▸ **What this task involves**: Only the pictures are omitted; repeat all other data exactly.

▸ **Data extract**:
□ □ □ □ □ □ □

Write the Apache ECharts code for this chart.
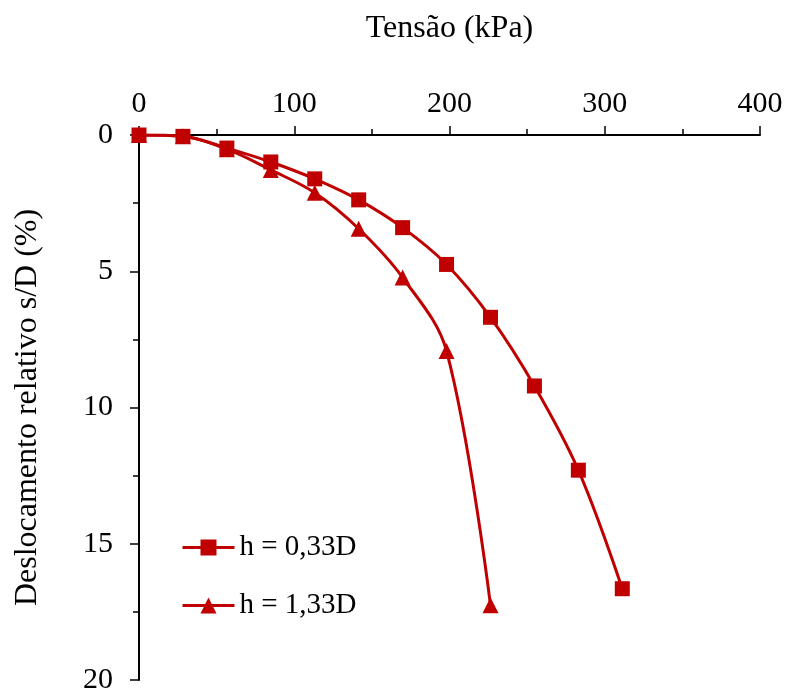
<!DOCTYPE html>
<html>
<head>
<meta charset="utf-8">
<script src="https://cdn.jsdelivr.net/npm/echarts@6/dist/echarts.min.js"></script>
<style>
  html, body { margin: 0; padding: 0; background: #fff; }
  #chart { width: 788px; height: 695px; }
</style>
</head>
<body>
<div id="chart"></div>
<script>
// tensão (kPa) para cada estágio de carga
const tensao = [0, 28.3, 56.6, 84.9, 113.2, 141.5, 169.8, 198.1, 226.4, 254.7, 283.0, 311.3]
// deslocamento relativo s/D (%)
const deslocH033 = [0, 0.05, 0.48, 0.99, 1.61, 2.38, 3.4, 4.75, 6.69, 9.21, 12.3, 16.65]
const deslocH133 = [0, 0.05, 0.52, 1.28, 2.12, 3.44, 5.23, 7.93, 17.26]
const seriesNames = ['h = 0,33D', 'h = 1,33D']

const red = '#c00000'
const font = 'Liberation Serif, Times New Roman, serif'

function pairs(ys) {
  return ys.map((y, i) => [tensao[i], y])
}

const chart = echarts.init(document.getElementById('chart'))
chart.setOption({
  backgroundColor: '#fff',
  animation: false,
  textStyle: { fontFamily: font },
  grid: { left: 139, right: 28, top: 135, bottom: 13 },
  legend: {
    orient: 'vertical',
    left: 181,
    top: 533,
    padding: 0,
    itemWidth: 52,
    itemHeight: 20,
    itemGap: 29,
    lineStyle: { width: 3, color: red },
    textStyle: { fontFamily: font, fontSize: 29, color: '#000' },
    data: seriesNames
  },
  xAxis: {
    type: 'value',
    position: 'top',
    min: 0,
    max: 400,
    interval: 100,
    name: 'Tensão (kPa)',
    nameLocation: 'middle',
    nameGap: 90,
    nameTextStyle: { fontFamily: font, fontSize: 32, color: '#000' },
    axisLine: { show: true, lineStyle: { color: '#000', width: 2 } },
    axisTick: { show: true, length: 9, lineStyle: { color: '#000', width: 1.5 } },
    minorTick: { show: true, splitNumber: 2, length: 6, lineStyle: { color: '#000', width: 1.5 } },
    axisLabel: { fontFamily: font, fontSize: 30, color: '#000', margin: 16 },
    splitLine: { show: false }
  },
  yAxis: {
    type: 'value',
    inverse: true,
    min: 0,
    max: 20,
    interval: 5,
    name: 'Deslocamento relativo s/D (%)',
    nameLocation: 'middle',
    nameGap: 95,
    nameTextStyle: { fontFamily: font, fontSize: 32, color: '#000' },
    axisLine: { show: true, lineStyle: { color: '#000', width: 2 } },
    axisTick: { show: true, length: 9, lineStyle: { color: '#000', width: 1.5 } },
    minorTick: { show: true, splitNumber: 2, length: 6, lineStyle: { color: '#000', width: 1.5 } },
    axisLabel: { fontFamily: font, fontSize: 30, color: '#000', margin: 26 },
    splitLine: { show: false }
  },
  series: [
    {
      name: seriesNames[0],
      type: 'line',
      smooth: 0.35,
      data: pairs(deslocH033),
      symbol: 'rect',
      symbolSize: 15,
      itemStyle: { color: red },
      lineStyle: { color: red, width: 3 }
    },
    {
      name: seriesNames[1],
      type: 'line',
      smooth: 0.35,
      data: pairs(deslocH133),
      symbol: 'triangle',
      symbolSize: 16,
      itemStyle: { color: red },
      lineStyle: { color: red, width: 3 }
    }
  ]
})
</script>
</body>
</html>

□ □ □ □ □ □ □

▸ **Written response**:
Write the Apache ECharts code for this chart.
<!DOCTYPE html>
<html>
<head>
<meta charset="utf-8">
<script src="https://cdn.jsdelivr.net/npm/echarts@6/dist/echarts.min.js"></script>
<style>
  html, body { margin: 0; padding: 0; background: #fff; }
  #chart { width: 788px; height: 695px; }
</style>
</head>
<body>
<div id="chart"></div>
<script>
// tensão (kPa) para cada estágio de carga
const tensao = [0, 28.3, 56.6, 84.9, 113.2, 141.5, 169.8, 198.1, 226.4, 254.7, 283.0, 311.3]
// deslocamento relativo s/D (%)
const deslocH033 = [0, 0.05, 0.48, 0.99, 1.61, 2.38, 3.4, 4.75, 6.69, 9.21, 12.3, 16.65]
const deslocH133 = [0, 0.05, 0.52, 1.28, 2.12, 3.44, 5.23, 7.93, 17.26]
const seriesNames = ['h = 0,33D', 'h = 1,33D']

const red = '#c00000'
const font = 'Liberation Serif, Times New Roman, serif'

function pairs(ys) {
  return ys.map((y, i) => [tensao[i], y])
}

const chart = echarts.init(document.getElementById('chart'))
chart.setOption({
  backgroundColor: '#fff',
  animation: false,
  textStyle: { fontFamily: font },
  grid: { left: 139, right: 28, top: 135, bottom: 13 },
  legend: {
    orient: 'vertical',
    left: 181,
    top: 533,
    padding: 0,
    itemWidth: 52,
    itemHeight: 20,
    itemGap: 29,
    lineStyle: { width: 3, color: red },
    textStyle: { fontFamily: font, fontSize: 29, color: '#000' },
    data: seriesNames
  },
  xAxis: {
    type: 'value',
    position: 'top',
    min: 0,
    max: 400,
    interval: 100,
    name: 'Tensão (kPa)',
    nameLocation: 'middle',
    nameGap: 90,
    nameTextStyle: { fontFamily: font, fontSize: 32, color: '#000' },
    axisLine: { show: true, lineStyle: { color: '#000', width: 2 } },
    axisTick: { show: true, length: 9, lineStyle: { color: '#000', width: 1.5 } },
    minorTick: { show: true, splitNumber: 2, length: 6, lineStyle: { color: '#000', width: 1.5 } },
    axisLabel: { fontFamily: font, fontSize: 30, color: '#000', margin: 16 },
    splitLine: { show: false }
  },
  yAxis: {
    type: 'value',
    inverse: true,
    min: 0,
    max: 20,
    interval: 5,
    name: 'Deslocamento relativo s/D (%)',
    nameLocation: 'middle',
    nameGap: 95,
    nameTextStyle: { fontFamily: font, fontSize: 32, color: '#000' },
    axisLine: { show: true, lineStyle: { color: '#000', width: 2 } },
    axisTick: { show: true, length: 9, lineStyle: { color: '#000', width: 1.5 } },
    minorTick: { show: true, splitNumber: 2, length: 6, lineStyle: { color: '#000', width: 1.5 } },
    axisLabel: { fontFamily: font, fontSize: 30, color: '#000', margin: 26 },
    splitLine: { show: false }
  },
  series: [
    {
      name: seriesNames[0],
      type: 'line',
      smooth: 0.35,
      data: pairs(deslocH033),
      symbol: 'rect',
      symbolSize: 15,
      itemStyle: { color: red },
      lineStyle: { color: red, width: 3 }
    },
    {
      name: seriesNames[1],
      type: 'line',
      smooth: 0.35,
      data: pairs(deslocH133),
      symbol: 'triangle',
      symbolSize: 16,
      itemStyle: { color: red },
      lineStyle: { color: red, width: 3 }
    }
  ]
})
</script>
</body>
</html>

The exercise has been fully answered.